In September 2008, China's Shenzhou-7 manned mission came within 45 kilometers of the International Space Station as the Chinese crew was launching a microsatellite, "an obvious simulated ISS-intercept mission," says Fisher. One of the veterans of that mission, Fisher tells Gatestone, is now the commander on board the Chinese space station.

"They're going counterspace in a big way," said Vice Chairman of the Joint Chiefs General John Hyten on October 28 at an event sponsored by the Defense Writers Group. Hyten, previously commander of the U.S. Air Force Space Command and U.S. Strategic Command, said Chinese military officers "are doing all those things because they saw how the United States has used space for dominant advantage."

"For many years, Washington has taken its space superiority for granted," Weichert observes. Complacency is not the only American disease, however. American blindness also had a role. At one time, America was dominant in space, and American political leaders decided to go slow on developing anti-satellite weapons for fear of triggering a competition. With the U.S. having the most assets in orbit, the reasoning went, the U.S. would have the most to lose with a race.

That view was the product of a fundamental misunderstanding of Chinese and Russian attitudes. The misunderstanding also directly led to America falling behind in another crucial space technology. The U.S. was the early leader in hypersonic flight with the X-15 reaching Mach 6.7—6.7 times the speed of sound—in 1967. Now, however, America is about a half-decade behind China. The U.S. is also trailing Russia.

"We had held back from pursuing military applications for this technology," Ambassador Robert Wood, U.S. representative to the Conference on Disarmament in Geneva, told Yahoo! Wood, as described by that site, "implied that U.S. officials had tried to avoid spurring a scramble for hypersonic missiles."

All that American restraint did was to allow the Chinese and Russian militaries to grab commanding leads in the race to deploy these impossible-to-defend-against delivery systems for nuclear weapons. In late July, Beijing shocked the Pentagon with an orbital test of a hypersonic glide vehicle.

Similarly, America is now behind China in the ability to take down satellites. "The Shijian-21 satellite is a game-changer," says Weichert, who also produces The Weichert Report. "It is a real-world offensive capability that can hunt and destroy American systems and render the U.S. military on earth deaf, dumb, and blind."

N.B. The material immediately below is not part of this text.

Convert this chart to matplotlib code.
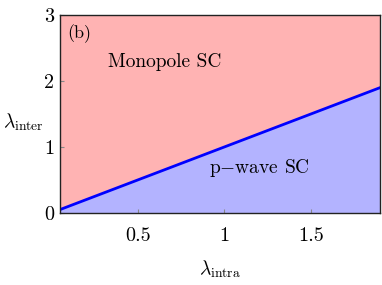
import numpy as np
import matplotlib
matplotlib.use('Agg')
import matplotlib.pyplot as plt

# phase boundary lambda_inter = lambda_intra
lam_intra = np.array([0.05, 1.9])
lam_inter = np.array([0.05, 1.9])
xlims = [0.05, 1.9]
ylims = [0, 3]
xticks = [0.5, 1, 1.5]
xticklabels = ['0.5', '1', '1.5']
yticks = [0, 1, 2, 3]
yticklabels = ['0', '1', '2', '3']

plt.rcParams['mathtext.fontset'] = 'cm'
plt.rcParams['font.family'] = ['cmr10', 'DejaVu Serif']
plt.rcParams['axes.formatter.use_mathtext'] = True

fig = plt.figure(figsize=(3.82, 2.85), dpi=100)
ax = fig.add_axes([0.157, 0.253, 0.838, 0.694])

ax.fill_between(lam_intra, lam_inter, ylims[1], color='#ffb3b3', lw=0)
ax.fill_between(lam_intra, ylims[0], lam_inter, color='#b3b3ff', lw=0)
ax.plot(lam_intra, lam_inter, color='#0000ff', lw=2)

ax.set_xlim(xlims)
ax.set_ylim(ylims)
ax.set_xticks(xticks)
ax.set_xticklabels(xticklabels, fontsize=14.5)
ax.set_yticks(yticks)
ax.set_yticklabels(yticklabels, fontsize=14.5)
ax.tick_params(direction='in', length=3, color='#888888', width=0.8, pad=10)
ax.tick_params(axis='y', pad=4)
for s in ax.spines.values():
	s.set_linewidth(1.0)
	s.set_color('#222222')

ax.set_xlabel(r'$\lambda_{\rm intra}$', fontsize=14, labelpad=10)
ax.set_ylabel(r'$\lambda_{\rm inter}$', fontsize=14, rotation=0, labelpad=2, va='center')
ax.yaxis.set_label_coords(-0.115, 0.46)

ax.text(0.09, 2.72, '(b)', fontsize=13, va='center')
ax.text(0.33, 2.22, 'Monopole SC', fontsize=14)
ax.text(0.91, 0.6, r'p$-$wave SC', fontsize=14)

fig.savefig('out.png', dpi=100)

Here;  China's 'Satellite Crusher': 'Space Pearl Harbor' Is Coming :: Gatestone Institute

Wow!  A deaf, dumb and blind US military sounds bad.  

As I'm reading the book of Jeremiah, he tells the folks of Judah that they are going to be torn down and hauled away to Babylon.  They scoff and tell him to shut up.  They can't imagine a time that something like that would ever happen!...until it did.

As we read statistics about the church in America and find out that most "Christians" now support gay marriage and most also reject that Jesus is the only way, we wonder how much longer the church of America can be salt and light?

We have this false sense of security that tomorrow will always be just like today.

We pray that America will stay intact until the rapture of the church seals her demise, but how would we all react if, just like 9/11, we woke up to the news that China and Russia had destroyed our satellites and their invasion forces were coming ashore in California?  So where is the US Military to stop them?  Well, they are deaf, dumb and blind.  Plus it turns out they weren't ready because so many had resigned over the Covid vaccine mandate.  But hey, at least our remaining soldiers have been WOKE as to the needs of transgender soldiers in their midst and have learned how NOT to bully them...so we got that.

I personally believe that the future of America does not look bright.  However, I don't believe there is a better place to go.  I believe we do our best to "work while there is still daylight" because darkness is coming for planet earth.